=== SUPPLIED INFORMATION ===

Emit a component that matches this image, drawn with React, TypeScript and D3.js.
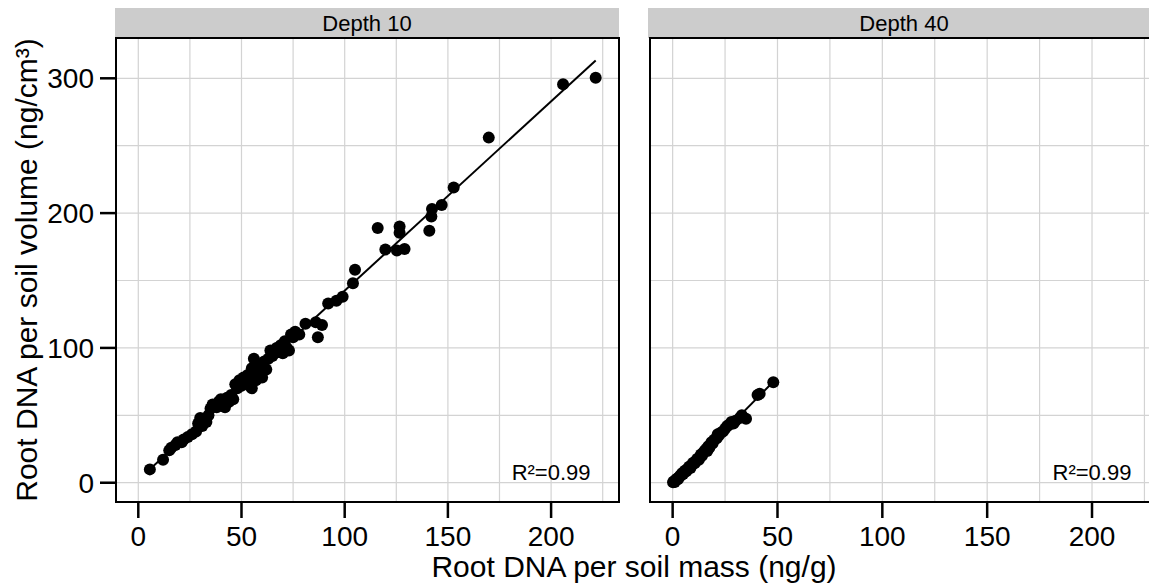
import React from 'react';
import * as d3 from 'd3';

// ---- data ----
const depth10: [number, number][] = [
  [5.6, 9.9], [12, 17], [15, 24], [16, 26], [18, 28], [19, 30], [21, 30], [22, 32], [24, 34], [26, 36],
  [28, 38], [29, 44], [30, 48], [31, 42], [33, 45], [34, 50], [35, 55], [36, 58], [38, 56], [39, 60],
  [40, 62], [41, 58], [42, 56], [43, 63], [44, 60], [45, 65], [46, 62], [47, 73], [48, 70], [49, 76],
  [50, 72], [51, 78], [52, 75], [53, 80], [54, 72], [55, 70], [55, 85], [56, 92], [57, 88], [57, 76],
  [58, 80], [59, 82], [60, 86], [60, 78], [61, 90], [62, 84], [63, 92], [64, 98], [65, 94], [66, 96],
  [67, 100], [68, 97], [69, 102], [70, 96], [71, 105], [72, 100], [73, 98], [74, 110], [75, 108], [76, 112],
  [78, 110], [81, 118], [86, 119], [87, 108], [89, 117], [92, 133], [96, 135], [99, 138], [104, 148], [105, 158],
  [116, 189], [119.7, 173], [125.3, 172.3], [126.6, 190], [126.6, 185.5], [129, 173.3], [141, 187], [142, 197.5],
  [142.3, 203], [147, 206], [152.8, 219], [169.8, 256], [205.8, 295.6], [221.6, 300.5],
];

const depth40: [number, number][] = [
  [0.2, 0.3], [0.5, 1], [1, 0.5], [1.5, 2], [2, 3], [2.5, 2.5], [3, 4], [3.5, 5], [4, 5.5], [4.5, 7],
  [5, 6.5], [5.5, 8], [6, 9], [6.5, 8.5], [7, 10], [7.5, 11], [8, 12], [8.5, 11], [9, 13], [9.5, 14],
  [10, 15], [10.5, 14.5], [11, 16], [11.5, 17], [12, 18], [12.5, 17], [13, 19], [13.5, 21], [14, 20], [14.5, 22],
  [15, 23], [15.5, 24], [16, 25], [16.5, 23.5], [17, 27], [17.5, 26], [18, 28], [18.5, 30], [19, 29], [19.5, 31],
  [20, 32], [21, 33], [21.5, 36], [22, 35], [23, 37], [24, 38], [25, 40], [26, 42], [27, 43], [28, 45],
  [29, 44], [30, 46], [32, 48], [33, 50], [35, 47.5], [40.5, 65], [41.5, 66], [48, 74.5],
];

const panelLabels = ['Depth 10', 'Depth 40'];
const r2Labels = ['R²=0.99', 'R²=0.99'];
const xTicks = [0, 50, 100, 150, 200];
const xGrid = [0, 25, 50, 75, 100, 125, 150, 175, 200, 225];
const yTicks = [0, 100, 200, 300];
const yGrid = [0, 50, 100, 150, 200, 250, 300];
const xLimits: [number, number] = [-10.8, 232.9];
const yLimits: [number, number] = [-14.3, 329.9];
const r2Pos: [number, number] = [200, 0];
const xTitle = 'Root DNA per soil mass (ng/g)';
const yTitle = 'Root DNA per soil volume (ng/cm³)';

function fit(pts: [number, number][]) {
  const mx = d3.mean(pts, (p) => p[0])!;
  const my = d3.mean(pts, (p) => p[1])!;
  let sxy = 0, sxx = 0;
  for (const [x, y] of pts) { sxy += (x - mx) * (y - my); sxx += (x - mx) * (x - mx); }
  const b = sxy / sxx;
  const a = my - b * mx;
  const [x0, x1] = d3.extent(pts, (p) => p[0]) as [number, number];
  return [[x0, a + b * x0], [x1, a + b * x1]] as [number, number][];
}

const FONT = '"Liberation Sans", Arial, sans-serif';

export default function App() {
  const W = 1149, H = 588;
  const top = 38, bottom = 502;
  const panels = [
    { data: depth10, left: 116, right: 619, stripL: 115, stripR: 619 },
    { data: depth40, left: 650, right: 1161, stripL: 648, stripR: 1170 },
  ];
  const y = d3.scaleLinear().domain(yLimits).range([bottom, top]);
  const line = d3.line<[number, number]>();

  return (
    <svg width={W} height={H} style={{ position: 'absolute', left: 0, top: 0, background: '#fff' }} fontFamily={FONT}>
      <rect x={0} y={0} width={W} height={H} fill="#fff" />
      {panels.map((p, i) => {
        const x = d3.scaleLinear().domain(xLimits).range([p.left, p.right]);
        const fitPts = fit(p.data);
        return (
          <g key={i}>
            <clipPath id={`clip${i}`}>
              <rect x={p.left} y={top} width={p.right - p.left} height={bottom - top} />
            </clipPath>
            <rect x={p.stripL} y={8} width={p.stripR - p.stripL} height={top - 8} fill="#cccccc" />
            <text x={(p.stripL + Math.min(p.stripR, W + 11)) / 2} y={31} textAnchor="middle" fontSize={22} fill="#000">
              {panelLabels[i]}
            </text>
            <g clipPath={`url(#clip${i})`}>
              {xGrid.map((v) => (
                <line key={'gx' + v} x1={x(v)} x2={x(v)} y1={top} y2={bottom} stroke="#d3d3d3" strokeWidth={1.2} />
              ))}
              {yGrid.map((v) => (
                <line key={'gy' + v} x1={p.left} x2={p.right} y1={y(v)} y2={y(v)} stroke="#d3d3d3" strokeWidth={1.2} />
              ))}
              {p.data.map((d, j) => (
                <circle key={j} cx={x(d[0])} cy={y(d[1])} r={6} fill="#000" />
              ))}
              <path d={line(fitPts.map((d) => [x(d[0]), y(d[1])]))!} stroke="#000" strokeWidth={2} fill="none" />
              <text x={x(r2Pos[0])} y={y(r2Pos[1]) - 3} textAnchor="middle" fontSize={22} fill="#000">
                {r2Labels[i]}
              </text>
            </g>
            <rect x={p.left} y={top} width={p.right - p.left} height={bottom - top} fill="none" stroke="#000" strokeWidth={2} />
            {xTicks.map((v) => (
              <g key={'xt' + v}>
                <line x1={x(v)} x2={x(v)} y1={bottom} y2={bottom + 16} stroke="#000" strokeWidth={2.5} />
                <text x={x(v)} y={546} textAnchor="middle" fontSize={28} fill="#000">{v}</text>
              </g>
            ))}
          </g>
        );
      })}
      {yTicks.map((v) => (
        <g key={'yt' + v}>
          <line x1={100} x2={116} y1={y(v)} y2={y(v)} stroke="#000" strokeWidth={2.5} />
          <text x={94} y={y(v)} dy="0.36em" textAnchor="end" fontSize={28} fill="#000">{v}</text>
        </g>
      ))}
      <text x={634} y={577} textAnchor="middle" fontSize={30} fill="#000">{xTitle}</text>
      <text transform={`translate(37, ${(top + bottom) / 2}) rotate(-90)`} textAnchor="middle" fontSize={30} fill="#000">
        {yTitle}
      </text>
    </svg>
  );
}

===

> _EXERCISE DIRECTIONS_
Leave every image out, and retype the material exactly.

> _TASK RESULT_
Emit a component that matches this image, drawn with React, TypeScript and D3.js.
import React from 'react';
import * as d3 from 'd3';

// ---- data ----
const depth10: [number, number][] = [
  [5.6, 9.9], [12, 17], [15, 24], [16, 26], [18, 28], [19, 30], [21, 30], [22, 32], [24, 34], [26, 36],
  [28, 38], [29, 44], [30, 48], [31, 42], [33, 45], [34, 50], [35, 55], [36, 58], [38, 56], [39, 60],
  [40, 62], [41, 58], [42, 56], [43, 63], [44, 60], [45, 65], [46, 62], [47, 73], [48, 70], [49, 76],
  [50, 72], [51, 78], [52, 75], [53, 80], [54, 72], [55, 70], [55, 85], [56, 92], [57, 88], [57, 76],
  [58, 80], [59, 82], [60, 86], [60, 78], [61, 90], [62, 84], [63, 92], [64, 98], [65, 94], [66, 96],
  [67, 100], [68, 97], [69, 102], [70, 96], [71, 105], [72, 100], [73, 98], [74, 110], [75, 108], [76, 112],
  [78, 110], [81, 118], [86, 119], [87, 108], [89, 117], [92, 133], [96, 135], [99, 138], [104, 148], [105, 158],
  [116, 189], [119.7, 173], [125.3, 172.3], [126.6, 190], [126.6, 185.5], [129, 173.3], [141, 187], [142, 197.5],
  [142.3, 203], [147, 206], [152.8, 219], [169.8, 256], [205.8, 295.6], [221.6, 300.5],
];

const depth40: [number, number][] = [
  [0.2, 0.3], [0.5, 1], [1, 0.5], [1.5, 2], [2, 3], [2.5, 2.5], [3, 4], [3.5, 5], [4, 5.5], [4.5, 7],
  [5, 6.5], [5.5, 8], [6, 9], [6.5, 8.5], [7, 10], [7.5, 11], [8, 12], [8.5, 11], [9, 13], [9.5, 14],
  [10, 15], [10.5, 14.5], [11, 16], [11.5, 17], [12, 18], [12.5, 17], [13, 19], [13.5, 21], [14, 20], [14.5, 22],
  [15, 23], [15.5, 24], [16, 25], [16.5, 23.5], [17, 27], [17.5, 26], [18, 28], [18.5, 30], [19, 29], [19.5, 31],
  [20, 32], [21, 33], [21.5, 36], [22, 35], [23, 37], [24, 38], [25, 40], [26, 42], [27, 43], [28, 45],
  [29, 44], [30, 46], [32, 48], [33, 50], [35, 47.5], [40.5, 65], [41.5, 66], [48, 74.5],
];

const panelLabels = ['Depth 10', 'Depth 40'];
const r2Labels = ['R²=0.99', 'R²=0.99'];
const xTicks = [0, 50, 100, 150, 200];
const xGrid = [0, 25, 50, 75, 100, 125, 150, 175, 200, 225];
const yTicks = [0, 100, 200, 300];
const yGrid = [0, 50, 100, 150, 200, 250, 300];
const xLimits: [number, number] = [-10.8, 232.9];
const yLimits: [number, number] = [-14.3, 329.9];
const r2Pos: [number, number] = [200, 0];
const xTitle = 'Root DNA per soil mass (ng/g)';
const yTitle = 'Root DNA per soil volume (ng/cm³)';

function fit(pts: [number, number][]) {
  const mx = d3.mean(pts, (p) => p[0])!;
  const my = d3.mean(pts, (p) => p[1])!;
  let sxy = 0, sxx = 0;
  for (const [x, y] of pts) { sxy += (x - mx) * (y - my); sxx += (x - mx) * (x - mx); }
  const b = sxy / sxx;
  const a = my - b * mx;
  const [x0, x1] = d3.extent(pts, (p) => p[0]) as [number, number];
  return [[x0, a + b * x0], [x1, a + b * x1]] as [number, number][];
}

const FONT = '"Liberation Sans", Arial, sans-serif';

export default function App() {
  const W = 1149, H = 588;
  const top = 38, bottom = 502;
  const panels = [
    { data: depth10, left: 116, right: 619, stripL: 115, stripR: 619 },
    { data: depth40, left: 650, right: 1161, stripL: 648, stripR: 1170 },
  ];
  const y = d3.scaleLinear().domain(yLimits).range([bottom, top]);
  const line = d3.line<[number, number]>();

  return (
    <svg width={W} height={H} style={{ position: 'absolute', left: 0, top: 0, background: '#fff' }} fontFamily={FONT}>
      <rect x={0} y={0} width={W} height={H} fill="#fff" />
      {panels.map((p, i) => {
        const x = d3.scaleLinear().domain(xLimits).range([p.left, p.right]);
        const fitPts = fit(p.data);
        return (
          <g key={i}>
            <clipPath id={`clip${i}`}>
              <rect x={p.left} y={top} width={p.right - p.left} height={bottom - top} />
            </clipPath>
            <rect x={p.stripL} y={8} width={p.stripR - p.stripL} height={top - 8} fill="#cccccc" />
            <text x={(p.stripL + Math.min(p.stripR, W + 11)) / 2} y={31} textAnchor="middle" fontSize={22} fill="#000">
              {panelLabels[i]}
            </text>
            <g clipPath={`url(#clip${i})`}>
              {xGrid.map((v) => (
                <line key={'gx' + v} x1={x(v)} x2={x(v)} y1={top} y2={bottom} stroke="#d3d3d3" strokeWidth={1.2} />
              ))}
              {yGrid.map((v) => (
                <line key={'gy' + v} x1={p.left} x2={p.right} y1={y(v)} y2={y(v)} stroke="#d3d3d3" strokeWidth={1.2} />
              ))}
              {p.data.map((d, j) => (
                <circle key={j} cx={x(d[0])} cy={y(d[1])} r={6} fill="#000" />
              ))}
              <path d={line(fitPts.map((d) => [x(d[0]), y(d[1])]))!} stroke="#000" strokeWidth={2} fill="none" />
              <text x={x(r2Pos[0])} y={y(r2Pos[1]) - 3} textAnchor="middle" fontSize={22} fill="#000">
                {r2Labels[i]}
              </text>
            </g>
            <rect x={p.left} y={top} width={p.right - p.left} height={bottom - top} fill="none" stroke="#000" strokeWidth={2} />
            {xTicks.map((v) => (
              <g key={'xt' + v}>
                <line x1={x(v)} x2={x(v)} y1={bottom} y2={bottom + 16} stroke="#000" strokeWidth={2.5} />
                <text x={x(v)} y={546} textAnchor="middle" fontSize={28} fill="#000">{v}</text>
              </g>
            ))}
          </g>
        );
      })}
      {yTicks.map((v) => (
        <g key={'yt' + v}>
          <line x1={100} x2={116} y1={y(v)} y2={y(v)} stroke="#000" strokeWidth={2.5} />
          <text x={94} y={y(v)} dy="0.36em" textAnchor="end" fontSize={28} fill="#000">{v}</text>
        </g>
      ))}
      <text x={634} y={577} textAnchor="middle" fontSize={30} fill="#000">{xTitle}</text>
      <text transform={`translate(37, ${(top + bottom) / 2}) rotate(-90)`} textAnchor="middle" fontSize={30} fill="#000">
        {yTitle}
      </text>
    </svg>
  );
}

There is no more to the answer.